I always enjoy watching tennis – especially Wimbledon.
Whilst watching the Serena Williams v Heather Watson match at this years championship, I got to thinking about the issue of the unforced error in a tennis match. This part of the game is not unique to tennis, but is particularly relevant when you consider the gladiatorial, one-on-one nature of the sport.
A forced error is where one player hits a good shot, putting the opponent into a tight spot, hence ‘forcing’ the error, and thereby winning the point. An unforced error is where a player loses a point by making a mistake in a situation where they should be in full control – a double fault is the clearest example. The percentage of unforced errors wins points, games, matches and ultimately championships.
The clearest similarity with unforced errors and investing is when investors sell out of their investments during periods of market uncertainty when values drop. All investors know that this is the wrong thing to do in these circumstances, but unfortunately some can let their stomachs take over and rule their head when markets are tumbling and there is a lot of bad news.

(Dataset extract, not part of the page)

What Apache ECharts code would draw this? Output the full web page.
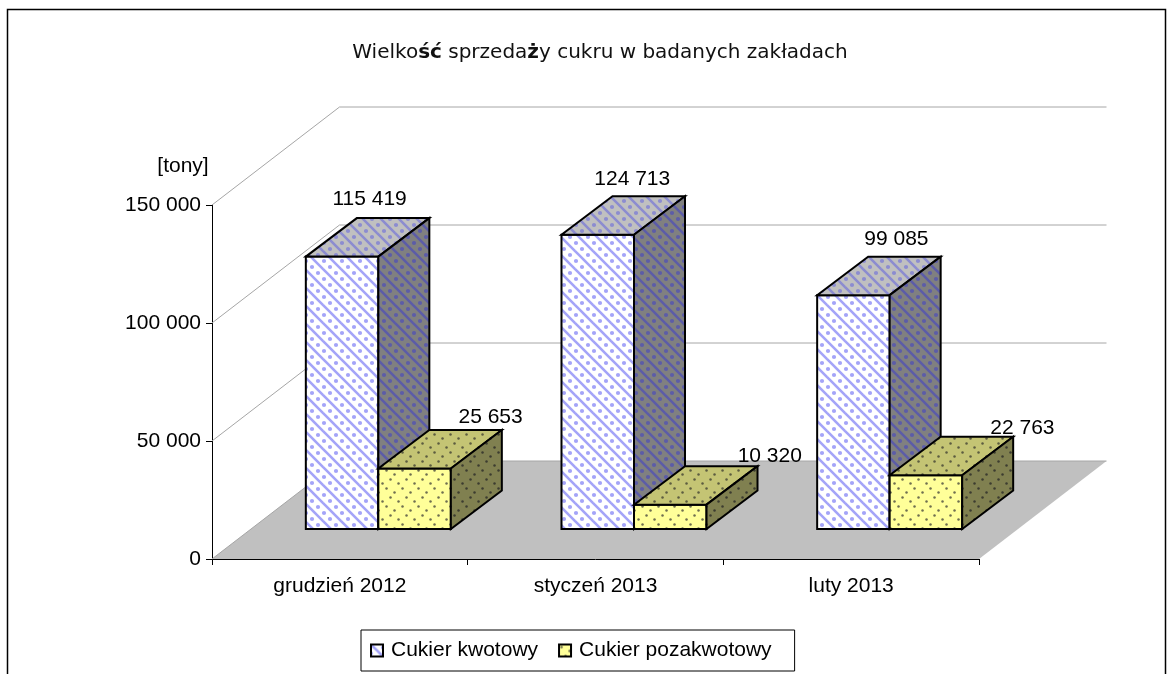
<!DOCTYPE html>
<html>
<head>
<meta charset="utf-8">
<style>html,body{margin:0;background:#fff}#chart{width:1174px;height:674px}</style>
<script src="https://cdn.jsdelivr.net/npm/echarts@6/dist/echarts.min.js"></script>
</head>
<body>
<div id="chart"></div>
<script>
// dane
var months = ['grudzień 2012', 'styczeń 2013', 'luty 2013'];
var kwotowy = [115419, 124713, 99085];
var pozakwotowy = [25653, 10320, 22763];
var yTicks = [0, 50000, 100000, 150000];

// przesuniecia etykiet wzgledem srodka gornej sciany (jak w Excelu, kazda troche inaczej)
var kwotowyLabelNudge = [[2, -19], [9, -17], [17.5, -17]];
var pozaLabelNudge = [[50.5, -13], [74, -10], [71, -9]];

var wallDepth = [127.5, -98];
var barDepth = [51, -38.5];
var floorOffset = [38.5, -30];
var font = '"Liberation Sans", Arial, sans-serif';

function fmt(v) {
  return String(v).replace(/\B(?=(\d{3})+$)/g, ' ');
}

function tile(w, h, bg, paint) {
  var c = document.createElement('canvas');
  c.width = w;
  c.height = h;
  var ctx = c.getContext('2d');
  ctx.fillStyle = bg;
  ctx.fillRect(0, 0, w, h);
  paint(ctx);
  return { image: c, repeat: 'repeat' };
}

// ukosne paski: na przemian ciagly i kropkowany
function stripes(bg, ink) {
  var p = 18;
  return tile(p, p, bg, function (ctx) {
    ctx.strokeStyle = ink;
    ctx.fillStyle = ink;
    ctx.lineWidth = 2.6;
    for (var k = -1; k <= 1; k++) {
      ctx.beginPath();
      ctx.moveTo(k * p - 2, -2);
      ctx.lineTo(k * p + p + 2, p + 2);
      ctx.stroke();
      // kropki w polowie odstepu
      for (var j = -1; j <= 3; j++) {
        ctx.beginPath();
        ctx.arc(k * p + p / 2 + j * 6 + 3, j * 6 + 3, 2.1, 0, Math.PI * 2);
        ctx.fill();
      }
    }
  });
}

// rozrzucone kropki
function dots(bg, ink) {
  var spots = [[2.5, 2.5], [10.5, 6.5], [6.5, 11.5], [14.5, 15.5]];
  return tile(16, 18, bg, function (ctx) {
    ctx.fillStyle = ink;
    spots.forEach(function (p) {
      ctx.beginPath();
      ctx.arc(p[0], p[1], 1.25, 0, Math.PI * 2);
      ctx.fill();
    });
  });
}

var faces = {
  kw: {
    front: stripes('#ffffff', '#a4a4f8'),
    top: stripes('#c0c0c0', '#8c8cd0'),
    side: stripes('#808080', '#5c5ca8')
  },
  poza: {
    front: dots('#ffff99', '#6e6e50'),
    top: dots('#c4c474', '#5c5c40'),
    side: dots('#808050', '#3c3c30')
  }
};

function poly(points, fill, stroke, lw) {
  return {
    type: 'polygon',
    shape: { points: points },
    style: { fill: fill, stroke: stroke, lineWidth: lw, lineJoin: 'miter' }
  };
}

function barRenderer(skin, side, nudges) {
  return function (params, api) {
    var idx = api.value(0);
    var val = api.value(1);
    var band = api.size([1, 0])[0];
    var w = band * 0.2836;
    var top = api.coord([idx, val]);
    var base = api.coord([idx, 0]);
    var x0 = top[0] + (side < 0 ? -w : 0) + floorOffset[0];
    var x1 = x0 + w;
    var yT = top[1] + floorOffset[1];
    var yB = base[1] + floorOffset[1];
    var dx = barDepth[0];
    var dy = barDepth[1];
    var n = nudges[params.dataIndex];
    return {
      type: 'group',
      children: [
        poly([[x0, yT], [x1, yT], [x1, yB], [x0, yB]], skin.front, '#000', 2),
        poly([[x0, yT], [x1, yT], [x1 + dx, yT + dy], [x0 + dx, yT + dy]], skin.top, '#000', 2),
        poly([[x1, yT], [x1 + dx, yT + dy], [x1 + dx, yB + dy], [x1, yB]], skin.side, '#000', 2),
        {
          type: 'text',
          style: {
            text: fmt(val),
            x: (x0 + x1) / 2 + dx / 2 + n[0],
            y: yT + dy + n[1],
            align: 'center',
            verticalAlign: 'middle',
            fill: '#000',
            font: '21px ' + font
          }
        }
      ]
    };
  };
}

var chart = echarts.init(document.getElementById('chart'), null, { renderer: 'canvas' });

chart.setOption({
  animation: false,
  backgroundColor: '#fff',
  graphic: [{
    type: 'rect',
    silent: true,
    shape: { x: 7.5, y: 9.5, width: 1158, height: 700 },
    style: { fill: 'none', stroke: '#000', lineWidth: 1.5 }
  }],
  title: {
    text: 'Wielko{b|ść} sprzeda{b|ż}y cukru w badanych zakładach',
    left: 595,
    top: 38,
    textAlign: 'center',
    textStyle: {
      fontFamily: '"DejaVu Sans"',
      fontSize: 20,
      fontWeight: 'normal',
      color: '#111',
      rich: { b: { fontFamily: '"DejaVu Sans"', fontSize: 20, fontWeight: 'bold', color: '#111' } }
    }
  },
  legend: {
    data: [
      { name: 'Cukier kwotowy', itemStyle: { color: faces.kw.front, borderColor: '#000', borderWidth: 2 } },
      { name: 'Cukier pozakwotowy', itemStyle: { color: faces.poza.front, borderColor: '#000', borderWidth: 2 } }
    ],
    left: 361,
    top: 630,
    icon: 'rect',
    itemWidth: 12,
    itemHeight: 12,
    itemGap: 20,
    padding: [10, 23, 10, 9],
    backgroundColor: '#fff',
    borderColor: '#000',
    borderWidth: 1,
    textStyle: { fontFamily: font, fontSize: 21, color: '#000', padding: [0, 0, 0, 3] },
    selectedMode: false
  },
  tooltip: { show: false },
  grid: { left: 212, top: 205, width: 767, height: 354 },
  xAxis: {
    type: 'category',
    data: months,
    axisLine: { lineStyle: { color: '#000', width: 1 } },
    axisTick: { show: true, length: 6, lineStyle: { color: '#000' } },
    axisLabel: { color: '#000', fontFamily: font, fontSize: 21, margin: 17 }
  },
  yAxis: {
    type: 'value',
    min: 0,
    max: 150000,
    interval: 50000,
    name: '[tony]',
    nameLocation: 'end',
    nameGap: 28,
    nameTextStyle: { color: '#000', fontFamily: font, fontSize: 21, align: 'center', padding: [0, 0, 0, -58] },
    axisLine: { show: true, lineStyle: { color: '#000', width: 1 } },
    axisTick: { show: true, length: 6, lineStyle: { color: '#000' } },
    axisLabel: { color: '#000', fontFamily: font, fontSize: 21, margin: 11, formatter: fmt },
    splitLine: { show: false }
  },
  series: [
    {
      // podloga i linie siatki na scianach
      type: 'custom',
      name: 'sciany',
      silent: true,
      clip: false,
      z: 1,
      data: yTicks.map(function (v) { return [0, v]; }),
      renderItem: function (params, api) {
        var cs = params.coordSys;
        var y = api.coord([0, api.value(1)])[1];
        var xl = cs.x;
        var xr = cs.x + cs.width;
        var dx = wallDepth[0];
        var dy = wallDepth[1];
        var line = {
          type: 'polyline',
          shape: { points: [[xl, y], [xl + dx, y + dy], [xr + dx, y + dy]] },
          style: { fill: 'none', stroke: '#a6a6a6', lineWidth: 1 }
        };
        if (api.value(1) !== 0) return line;
        return {
          type: 'group',
          children: [
            poly([[xl, y], [xr, y], [xr + dx, y + dy], [xl + dx, y + dy]], '#c0c0c0', 'none', 0),
            line
          ]
        };
      }
    },
    {
      type: 'custom',
      name: 'Cukier kwotowy',
      clip: false,
      z: 3,
      itemStyle: { color: '#ccccff' },
      encode: { x: 0, y: 1 },
      data: kwotowy.map(function (v, i) { return [i, v]; }),
      renderItem: barRenderer(faces.kw, -1, kwotowyLabelNudge)
    },
    {
      type: 'custom',
      name: 'Cukier pozakwotowy',
      clip: false,
      z: 4,
      itemStyle: { color: '#ffff99' },
      encode: { x: 0, y: 1 },
      data: pozakwotowy.map(function (v, i) { return [i, v]; }),
      renderItem: barRenderer(faces.poza, 1, pozaLabelNudge)
    }
  ]
});
</script>
</body>
</html>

This is an unforced error, because very often they don’t actually need the money, they just cannot cope with the situation they are in and they decide to sell to cash. It is also an unforced error as the market return is there on offer, and we know that given time, markets will recover, no matter how bleak the current situation is. If they have a well-thought out investment strategy with enough fixed income to limit losses they should be able to stay the course and not needlessly lose their hard-earned money.
At Callisto, we encourage all our clients to stick with their financial plans, invest for the long term and not to panic during market uncertainty.
Whilst such uncertainty like the recent troubles in Greece, and the potential fallout to stock markets should they exit the Euro is hard to deal with, let’s not have any unforced errors.